>> Begin SOURCE DATA

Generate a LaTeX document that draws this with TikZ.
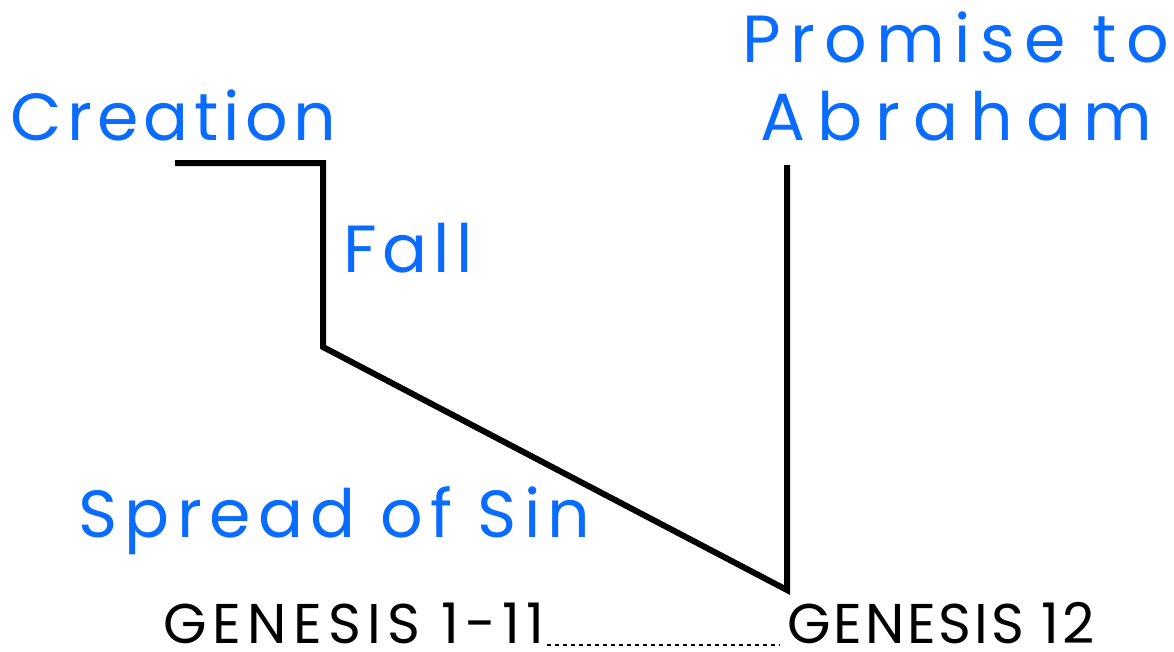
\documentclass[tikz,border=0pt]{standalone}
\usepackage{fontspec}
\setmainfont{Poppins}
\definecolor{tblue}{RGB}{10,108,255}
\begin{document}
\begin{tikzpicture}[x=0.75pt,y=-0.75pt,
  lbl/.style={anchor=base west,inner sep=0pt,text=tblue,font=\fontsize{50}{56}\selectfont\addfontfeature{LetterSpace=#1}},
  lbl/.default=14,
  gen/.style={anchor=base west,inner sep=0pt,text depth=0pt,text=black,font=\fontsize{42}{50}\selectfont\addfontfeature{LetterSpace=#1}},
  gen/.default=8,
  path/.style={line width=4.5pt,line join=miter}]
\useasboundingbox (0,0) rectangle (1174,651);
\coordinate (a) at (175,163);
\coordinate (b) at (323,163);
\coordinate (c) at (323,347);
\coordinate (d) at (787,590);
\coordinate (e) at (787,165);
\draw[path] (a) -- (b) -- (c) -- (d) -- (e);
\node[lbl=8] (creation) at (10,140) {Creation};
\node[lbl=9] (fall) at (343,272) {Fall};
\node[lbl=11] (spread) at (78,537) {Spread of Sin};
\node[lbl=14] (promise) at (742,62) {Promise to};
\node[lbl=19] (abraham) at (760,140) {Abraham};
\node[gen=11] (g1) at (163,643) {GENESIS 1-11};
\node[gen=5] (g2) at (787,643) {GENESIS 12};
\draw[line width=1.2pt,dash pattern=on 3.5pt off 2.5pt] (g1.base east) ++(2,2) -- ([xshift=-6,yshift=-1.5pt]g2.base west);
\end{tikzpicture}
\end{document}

>> End SOURCE DATA
>> Begin SOURCE DATA

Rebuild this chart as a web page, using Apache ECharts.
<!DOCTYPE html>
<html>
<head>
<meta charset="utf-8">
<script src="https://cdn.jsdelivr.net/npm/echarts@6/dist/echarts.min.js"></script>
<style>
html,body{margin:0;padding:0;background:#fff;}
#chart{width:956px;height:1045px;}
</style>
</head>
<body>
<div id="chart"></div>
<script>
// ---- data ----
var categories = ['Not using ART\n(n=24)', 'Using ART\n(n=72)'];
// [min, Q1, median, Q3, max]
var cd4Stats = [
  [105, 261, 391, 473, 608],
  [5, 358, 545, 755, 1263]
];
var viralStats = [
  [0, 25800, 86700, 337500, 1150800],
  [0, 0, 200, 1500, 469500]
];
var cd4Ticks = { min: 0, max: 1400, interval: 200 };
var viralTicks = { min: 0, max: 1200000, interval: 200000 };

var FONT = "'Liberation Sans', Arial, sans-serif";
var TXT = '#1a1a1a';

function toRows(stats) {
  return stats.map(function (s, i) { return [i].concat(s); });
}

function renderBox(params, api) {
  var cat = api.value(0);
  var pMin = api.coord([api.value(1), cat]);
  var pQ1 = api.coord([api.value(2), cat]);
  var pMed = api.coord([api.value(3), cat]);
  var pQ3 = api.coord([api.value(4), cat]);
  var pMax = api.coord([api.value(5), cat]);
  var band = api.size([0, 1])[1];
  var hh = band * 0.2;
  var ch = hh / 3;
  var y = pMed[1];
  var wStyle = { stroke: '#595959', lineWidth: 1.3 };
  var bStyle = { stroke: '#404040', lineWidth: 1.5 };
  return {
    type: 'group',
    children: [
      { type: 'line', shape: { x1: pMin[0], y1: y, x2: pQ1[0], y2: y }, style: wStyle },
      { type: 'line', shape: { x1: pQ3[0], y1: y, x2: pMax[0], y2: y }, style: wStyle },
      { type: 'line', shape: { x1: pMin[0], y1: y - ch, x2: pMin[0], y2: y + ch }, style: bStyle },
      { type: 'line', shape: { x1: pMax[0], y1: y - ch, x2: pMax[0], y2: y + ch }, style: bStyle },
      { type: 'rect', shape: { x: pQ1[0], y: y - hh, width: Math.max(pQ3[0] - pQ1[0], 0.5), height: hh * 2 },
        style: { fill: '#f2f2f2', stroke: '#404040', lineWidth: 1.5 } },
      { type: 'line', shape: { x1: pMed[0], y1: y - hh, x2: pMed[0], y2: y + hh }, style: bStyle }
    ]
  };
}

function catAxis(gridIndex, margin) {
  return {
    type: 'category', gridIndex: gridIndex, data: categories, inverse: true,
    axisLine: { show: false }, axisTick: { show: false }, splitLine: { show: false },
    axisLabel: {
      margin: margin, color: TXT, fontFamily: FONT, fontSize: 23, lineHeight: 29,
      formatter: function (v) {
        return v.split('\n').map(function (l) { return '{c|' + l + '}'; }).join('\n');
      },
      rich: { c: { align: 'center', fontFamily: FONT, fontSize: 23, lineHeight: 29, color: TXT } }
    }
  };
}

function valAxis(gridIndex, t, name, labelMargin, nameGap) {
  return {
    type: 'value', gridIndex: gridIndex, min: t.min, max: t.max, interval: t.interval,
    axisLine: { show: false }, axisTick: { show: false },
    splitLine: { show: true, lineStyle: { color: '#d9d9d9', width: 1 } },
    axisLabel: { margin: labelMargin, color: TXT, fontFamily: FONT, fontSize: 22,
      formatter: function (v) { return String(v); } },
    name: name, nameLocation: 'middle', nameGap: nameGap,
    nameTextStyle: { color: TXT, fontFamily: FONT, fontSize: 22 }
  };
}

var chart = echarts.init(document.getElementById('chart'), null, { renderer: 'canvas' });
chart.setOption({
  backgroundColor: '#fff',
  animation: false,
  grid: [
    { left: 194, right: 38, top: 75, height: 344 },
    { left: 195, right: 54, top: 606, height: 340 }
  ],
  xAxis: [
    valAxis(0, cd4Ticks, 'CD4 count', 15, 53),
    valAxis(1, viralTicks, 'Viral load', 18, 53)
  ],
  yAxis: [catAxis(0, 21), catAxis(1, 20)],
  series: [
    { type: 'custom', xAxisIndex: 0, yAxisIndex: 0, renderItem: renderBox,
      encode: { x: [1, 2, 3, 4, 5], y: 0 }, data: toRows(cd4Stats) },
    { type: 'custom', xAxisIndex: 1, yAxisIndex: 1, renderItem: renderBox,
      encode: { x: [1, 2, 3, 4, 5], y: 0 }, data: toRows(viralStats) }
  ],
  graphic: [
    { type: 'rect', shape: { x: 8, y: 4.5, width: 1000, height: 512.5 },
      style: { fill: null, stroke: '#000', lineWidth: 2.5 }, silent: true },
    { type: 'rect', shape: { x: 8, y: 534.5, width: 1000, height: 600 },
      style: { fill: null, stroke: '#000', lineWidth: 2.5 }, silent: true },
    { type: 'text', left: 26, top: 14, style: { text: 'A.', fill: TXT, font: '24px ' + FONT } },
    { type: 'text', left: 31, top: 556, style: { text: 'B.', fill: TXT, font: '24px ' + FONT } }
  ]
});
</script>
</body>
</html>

>> End SOURCE DATA
>> Begin SOURCE DATA

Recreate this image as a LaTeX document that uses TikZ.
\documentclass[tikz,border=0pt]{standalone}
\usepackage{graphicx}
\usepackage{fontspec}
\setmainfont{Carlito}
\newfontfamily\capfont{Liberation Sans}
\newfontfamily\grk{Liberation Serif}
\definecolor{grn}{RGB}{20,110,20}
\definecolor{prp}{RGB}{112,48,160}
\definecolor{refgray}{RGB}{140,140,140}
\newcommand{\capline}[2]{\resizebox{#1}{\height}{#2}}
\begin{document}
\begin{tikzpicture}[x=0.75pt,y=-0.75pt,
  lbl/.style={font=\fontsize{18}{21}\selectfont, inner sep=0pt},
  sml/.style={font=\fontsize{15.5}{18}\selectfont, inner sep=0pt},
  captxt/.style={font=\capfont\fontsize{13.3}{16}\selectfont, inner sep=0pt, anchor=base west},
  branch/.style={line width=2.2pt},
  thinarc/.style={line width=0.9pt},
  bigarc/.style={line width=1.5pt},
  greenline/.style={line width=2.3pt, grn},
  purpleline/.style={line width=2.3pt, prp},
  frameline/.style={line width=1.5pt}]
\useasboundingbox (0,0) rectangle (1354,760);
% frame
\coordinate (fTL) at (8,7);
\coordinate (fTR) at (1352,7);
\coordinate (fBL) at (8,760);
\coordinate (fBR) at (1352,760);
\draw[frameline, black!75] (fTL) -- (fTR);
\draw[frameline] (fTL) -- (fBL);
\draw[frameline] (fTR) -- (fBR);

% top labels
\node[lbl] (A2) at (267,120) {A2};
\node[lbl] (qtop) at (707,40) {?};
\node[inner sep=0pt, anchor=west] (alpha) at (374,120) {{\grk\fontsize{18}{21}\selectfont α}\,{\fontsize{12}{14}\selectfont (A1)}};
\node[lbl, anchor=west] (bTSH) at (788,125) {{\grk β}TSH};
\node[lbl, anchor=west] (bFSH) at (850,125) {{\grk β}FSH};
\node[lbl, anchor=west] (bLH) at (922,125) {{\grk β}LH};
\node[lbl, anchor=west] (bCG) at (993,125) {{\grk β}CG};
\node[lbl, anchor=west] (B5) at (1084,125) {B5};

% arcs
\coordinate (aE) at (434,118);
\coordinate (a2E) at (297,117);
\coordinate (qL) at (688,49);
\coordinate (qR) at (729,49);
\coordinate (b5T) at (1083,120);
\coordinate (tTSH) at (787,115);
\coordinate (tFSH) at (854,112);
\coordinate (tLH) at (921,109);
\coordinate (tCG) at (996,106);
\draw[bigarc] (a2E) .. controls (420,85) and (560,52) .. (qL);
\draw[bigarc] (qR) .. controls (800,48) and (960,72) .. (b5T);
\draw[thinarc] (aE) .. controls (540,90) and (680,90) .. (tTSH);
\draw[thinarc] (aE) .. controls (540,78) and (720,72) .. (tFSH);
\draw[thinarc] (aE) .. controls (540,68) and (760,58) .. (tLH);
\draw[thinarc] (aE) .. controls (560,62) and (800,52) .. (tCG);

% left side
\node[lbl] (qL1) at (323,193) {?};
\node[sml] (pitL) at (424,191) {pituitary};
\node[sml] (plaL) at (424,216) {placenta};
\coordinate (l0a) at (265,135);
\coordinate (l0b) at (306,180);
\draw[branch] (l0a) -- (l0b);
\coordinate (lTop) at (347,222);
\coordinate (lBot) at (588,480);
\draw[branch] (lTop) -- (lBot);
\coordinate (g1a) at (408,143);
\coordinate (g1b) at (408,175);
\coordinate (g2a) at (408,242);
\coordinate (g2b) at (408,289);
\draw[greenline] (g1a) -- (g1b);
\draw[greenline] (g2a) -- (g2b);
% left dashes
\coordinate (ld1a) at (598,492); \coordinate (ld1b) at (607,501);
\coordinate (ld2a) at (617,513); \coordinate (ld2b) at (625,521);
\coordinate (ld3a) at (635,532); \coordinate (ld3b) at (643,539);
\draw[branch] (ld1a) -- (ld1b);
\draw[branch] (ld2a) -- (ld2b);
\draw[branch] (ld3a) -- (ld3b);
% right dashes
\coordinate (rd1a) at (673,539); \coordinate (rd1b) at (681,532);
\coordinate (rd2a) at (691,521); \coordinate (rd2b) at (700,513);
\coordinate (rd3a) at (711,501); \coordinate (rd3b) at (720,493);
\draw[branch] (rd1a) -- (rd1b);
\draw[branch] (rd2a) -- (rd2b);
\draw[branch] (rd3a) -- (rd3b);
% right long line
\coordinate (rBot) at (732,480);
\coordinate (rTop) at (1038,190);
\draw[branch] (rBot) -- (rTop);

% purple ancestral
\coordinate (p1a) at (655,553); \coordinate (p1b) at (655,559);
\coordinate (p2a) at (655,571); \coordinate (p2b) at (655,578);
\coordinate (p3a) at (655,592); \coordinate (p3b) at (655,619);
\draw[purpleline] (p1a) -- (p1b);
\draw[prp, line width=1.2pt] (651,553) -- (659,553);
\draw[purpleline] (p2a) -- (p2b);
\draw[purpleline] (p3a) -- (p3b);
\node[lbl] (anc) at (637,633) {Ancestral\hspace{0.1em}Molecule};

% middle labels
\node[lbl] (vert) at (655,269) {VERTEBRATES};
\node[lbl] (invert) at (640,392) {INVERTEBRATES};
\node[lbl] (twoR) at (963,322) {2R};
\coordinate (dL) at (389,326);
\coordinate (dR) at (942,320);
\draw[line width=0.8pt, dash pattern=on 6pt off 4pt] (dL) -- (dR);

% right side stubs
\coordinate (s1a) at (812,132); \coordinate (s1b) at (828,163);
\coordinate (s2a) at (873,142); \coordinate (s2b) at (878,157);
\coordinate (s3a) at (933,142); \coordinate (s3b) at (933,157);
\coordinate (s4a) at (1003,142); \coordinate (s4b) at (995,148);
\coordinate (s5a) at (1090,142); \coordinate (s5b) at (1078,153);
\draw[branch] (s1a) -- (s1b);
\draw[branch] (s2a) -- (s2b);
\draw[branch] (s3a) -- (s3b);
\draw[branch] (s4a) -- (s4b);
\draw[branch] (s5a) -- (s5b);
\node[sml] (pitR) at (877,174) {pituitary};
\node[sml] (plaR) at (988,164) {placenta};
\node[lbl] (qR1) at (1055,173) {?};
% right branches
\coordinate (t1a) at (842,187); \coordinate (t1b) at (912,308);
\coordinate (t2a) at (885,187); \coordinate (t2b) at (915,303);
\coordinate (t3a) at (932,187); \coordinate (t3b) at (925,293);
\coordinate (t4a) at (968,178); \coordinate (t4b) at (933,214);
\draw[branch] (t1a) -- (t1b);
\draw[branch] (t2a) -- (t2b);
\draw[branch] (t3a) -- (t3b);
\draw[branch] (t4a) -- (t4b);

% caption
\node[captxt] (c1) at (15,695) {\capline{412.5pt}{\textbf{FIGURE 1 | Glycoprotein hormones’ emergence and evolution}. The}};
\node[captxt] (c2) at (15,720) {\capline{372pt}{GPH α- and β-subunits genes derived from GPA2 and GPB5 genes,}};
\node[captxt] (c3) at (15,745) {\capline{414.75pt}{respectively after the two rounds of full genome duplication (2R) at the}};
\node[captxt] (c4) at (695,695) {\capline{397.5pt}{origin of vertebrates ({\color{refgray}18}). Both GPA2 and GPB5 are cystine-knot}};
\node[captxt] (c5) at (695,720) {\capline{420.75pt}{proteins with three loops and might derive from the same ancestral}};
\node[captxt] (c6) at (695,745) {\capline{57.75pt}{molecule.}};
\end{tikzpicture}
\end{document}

>> End SOURCE DATA

SET EXERCISE —
In the data above, tally the lines holding "that" and answer with the figure only.

OUTPUT OF THE TASK —
2